## [Data segment]
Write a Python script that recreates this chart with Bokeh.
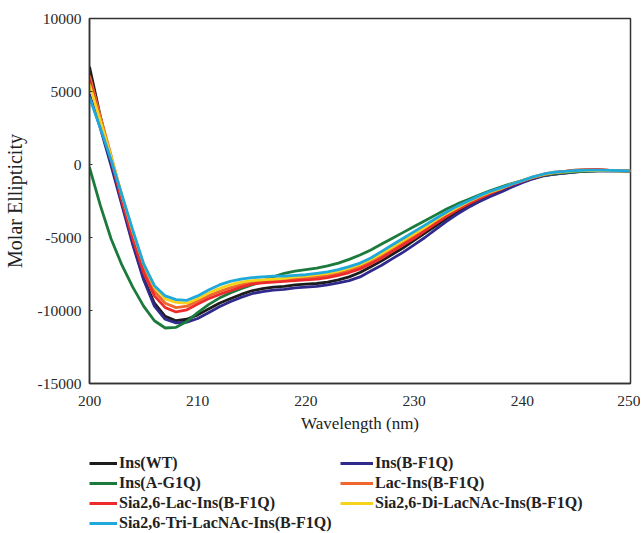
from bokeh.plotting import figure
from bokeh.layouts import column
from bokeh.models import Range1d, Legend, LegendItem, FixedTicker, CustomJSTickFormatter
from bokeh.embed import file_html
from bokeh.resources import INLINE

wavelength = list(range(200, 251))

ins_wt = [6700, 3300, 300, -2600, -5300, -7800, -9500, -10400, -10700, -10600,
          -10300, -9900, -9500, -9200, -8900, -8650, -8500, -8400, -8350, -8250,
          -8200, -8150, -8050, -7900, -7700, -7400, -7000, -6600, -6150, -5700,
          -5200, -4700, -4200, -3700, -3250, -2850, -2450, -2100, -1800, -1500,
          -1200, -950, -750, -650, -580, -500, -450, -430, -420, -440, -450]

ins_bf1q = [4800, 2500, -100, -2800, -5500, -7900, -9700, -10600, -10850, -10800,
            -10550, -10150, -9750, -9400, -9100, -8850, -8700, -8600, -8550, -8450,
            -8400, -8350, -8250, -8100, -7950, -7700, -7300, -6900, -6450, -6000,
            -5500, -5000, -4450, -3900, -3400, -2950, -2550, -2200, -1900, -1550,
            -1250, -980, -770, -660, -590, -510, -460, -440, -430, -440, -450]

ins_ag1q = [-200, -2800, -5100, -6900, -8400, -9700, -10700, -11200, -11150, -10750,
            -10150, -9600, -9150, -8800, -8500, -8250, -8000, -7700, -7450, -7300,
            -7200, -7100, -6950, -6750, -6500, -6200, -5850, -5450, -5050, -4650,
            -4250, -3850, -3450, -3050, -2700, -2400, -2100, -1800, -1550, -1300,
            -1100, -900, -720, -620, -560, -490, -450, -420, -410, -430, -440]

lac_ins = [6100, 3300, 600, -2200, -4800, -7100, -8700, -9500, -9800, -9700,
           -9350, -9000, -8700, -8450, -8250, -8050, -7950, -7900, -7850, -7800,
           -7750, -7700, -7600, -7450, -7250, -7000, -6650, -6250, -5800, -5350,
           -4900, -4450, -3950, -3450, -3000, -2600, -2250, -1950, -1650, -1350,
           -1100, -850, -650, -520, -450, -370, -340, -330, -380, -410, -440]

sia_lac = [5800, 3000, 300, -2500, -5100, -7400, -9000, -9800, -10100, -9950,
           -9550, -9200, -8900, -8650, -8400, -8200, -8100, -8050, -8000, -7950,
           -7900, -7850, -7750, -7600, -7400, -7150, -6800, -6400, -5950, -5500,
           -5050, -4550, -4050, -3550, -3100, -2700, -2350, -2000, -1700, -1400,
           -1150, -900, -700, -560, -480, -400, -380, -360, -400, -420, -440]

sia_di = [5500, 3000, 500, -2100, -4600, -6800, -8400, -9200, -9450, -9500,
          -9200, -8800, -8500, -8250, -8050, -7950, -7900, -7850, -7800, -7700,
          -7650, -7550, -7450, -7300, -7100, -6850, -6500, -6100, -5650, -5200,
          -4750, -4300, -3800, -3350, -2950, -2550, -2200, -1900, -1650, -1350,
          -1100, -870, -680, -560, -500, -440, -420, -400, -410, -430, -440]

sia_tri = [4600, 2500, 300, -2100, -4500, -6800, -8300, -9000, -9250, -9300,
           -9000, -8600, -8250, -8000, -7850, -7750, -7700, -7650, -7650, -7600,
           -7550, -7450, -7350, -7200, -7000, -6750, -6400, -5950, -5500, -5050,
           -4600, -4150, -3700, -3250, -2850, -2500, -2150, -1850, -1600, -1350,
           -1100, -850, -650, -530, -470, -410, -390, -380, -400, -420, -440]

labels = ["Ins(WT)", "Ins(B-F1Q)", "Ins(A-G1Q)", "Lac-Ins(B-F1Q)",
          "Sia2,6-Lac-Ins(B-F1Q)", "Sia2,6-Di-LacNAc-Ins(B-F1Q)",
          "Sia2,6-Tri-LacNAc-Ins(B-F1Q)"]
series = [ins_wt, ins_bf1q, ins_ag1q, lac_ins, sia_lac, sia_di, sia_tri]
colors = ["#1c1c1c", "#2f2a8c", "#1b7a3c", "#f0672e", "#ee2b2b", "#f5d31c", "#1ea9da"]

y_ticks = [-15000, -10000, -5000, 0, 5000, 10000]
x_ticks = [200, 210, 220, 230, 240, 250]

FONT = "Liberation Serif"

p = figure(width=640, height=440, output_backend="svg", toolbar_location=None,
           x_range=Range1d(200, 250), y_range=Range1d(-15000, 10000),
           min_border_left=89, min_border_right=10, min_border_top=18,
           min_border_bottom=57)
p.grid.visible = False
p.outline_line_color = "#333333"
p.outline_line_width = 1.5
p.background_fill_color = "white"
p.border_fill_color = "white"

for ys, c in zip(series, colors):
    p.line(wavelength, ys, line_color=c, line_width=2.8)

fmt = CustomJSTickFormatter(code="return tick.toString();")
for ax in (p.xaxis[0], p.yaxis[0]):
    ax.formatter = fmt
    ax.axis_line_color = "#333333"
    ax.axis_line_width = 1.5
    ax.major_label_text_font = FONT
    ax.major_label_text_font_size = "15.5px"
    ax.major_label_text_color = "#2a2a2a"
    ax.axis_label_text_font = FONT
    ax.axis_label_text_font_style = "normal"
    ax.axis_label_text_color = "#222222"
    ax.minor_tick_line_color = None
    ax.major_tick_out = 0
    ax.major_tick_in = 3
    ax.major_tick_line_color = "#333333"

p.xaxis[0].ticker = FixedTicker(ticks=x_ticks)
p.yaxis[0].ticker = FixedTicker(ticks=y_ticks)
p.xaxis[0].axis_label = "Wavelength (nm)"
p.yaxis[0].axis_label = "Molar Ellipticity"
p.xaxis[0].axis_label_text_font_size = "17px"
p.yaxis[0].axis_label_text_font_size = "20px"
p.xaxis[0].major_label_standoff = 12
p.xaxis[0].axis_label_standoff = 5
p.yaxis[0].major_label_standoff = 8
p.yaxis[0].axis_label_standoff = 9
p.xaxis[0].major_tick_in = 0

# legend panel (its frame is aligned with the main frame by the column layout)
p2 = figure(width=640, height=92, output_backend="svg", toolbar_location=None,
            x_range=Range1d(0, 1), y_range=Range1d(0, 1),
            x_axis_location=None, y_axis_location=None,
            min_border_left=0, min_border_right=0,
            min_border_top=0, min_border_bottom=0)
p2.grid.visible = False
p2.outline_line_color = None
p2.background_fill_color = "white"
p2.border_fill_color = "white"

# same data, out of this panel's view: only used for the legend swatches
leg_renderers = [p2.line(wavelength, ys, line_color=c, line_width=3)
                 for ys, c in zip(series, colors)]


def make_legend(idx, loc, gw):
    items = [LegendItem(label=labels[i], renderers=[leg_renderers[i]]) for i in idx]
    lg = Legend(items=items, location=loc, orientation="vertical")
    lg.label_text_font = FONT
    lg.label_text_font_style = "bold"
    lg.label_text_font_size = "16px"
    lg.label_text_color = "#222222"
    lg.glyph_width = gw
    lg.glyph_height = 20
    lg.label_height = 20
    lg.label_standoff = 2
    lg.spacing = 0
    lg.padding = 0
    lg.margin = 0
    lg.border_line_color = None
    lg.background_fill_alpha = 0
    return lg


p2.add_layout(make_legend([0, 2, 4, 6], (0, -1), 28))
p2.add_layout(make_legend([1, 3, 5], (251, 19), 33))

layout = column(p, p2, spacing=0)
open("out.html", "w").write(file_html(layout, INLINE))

## [Exercise task]
Restate exactly, please, only the lines between the start of the data and the line containing "-430, -440, -450]", both ends included, skipping the pictures.

## [Exercise response]
Write a Python script that recreates this chart with Bokeh.
from bokeh.plotting import figure
from bokeh.layouts import column
from bokeh.models import Range1d, Legend, LegendItem, FixedTicker, CustomJSTickFormatter
from bokeh.embed import file_html
from bokeh.resources import INLINE

wavelength = list(range(200, 251))

ins_wt = [6700, 3300, 300, -2600, -5300, -7800, -9500, -10400, -10700, -10600,
          -10300, -9900, -9500, -9200, -8900, -8650, -8500, -8400, -8350, -8250,
          -8200, -8150, -8050, -7900, -7700, -7400, -7000, -6600, -6150, -5700,
          -5200, -4700, -4200, -3700, -3250, -2850, -2450, -2100, -1800, -1500,
          -1200, -950, -750, -650, -580, -500, -450, -430, -420, -440, -450]

ins_bf1q = [4800, 2500, -100, -2800, -5500, -7900, -9700, -10600, -10850, -10800,
            -10550, -10150, -9750, -9400, -9100, -8850, -8700, -8600, -8550, -8450,
            -8400, -8350, -8250, -8100, -7950, -7700, -7300, -6900, -6450, -6000,
            -5500, -5000, -4450, -3900, -3400, -2950, -2550, -2200, -1900, -1550,
            -1250, -980, -770, -660, -590, -510, -460, -440, -430, -440, -450]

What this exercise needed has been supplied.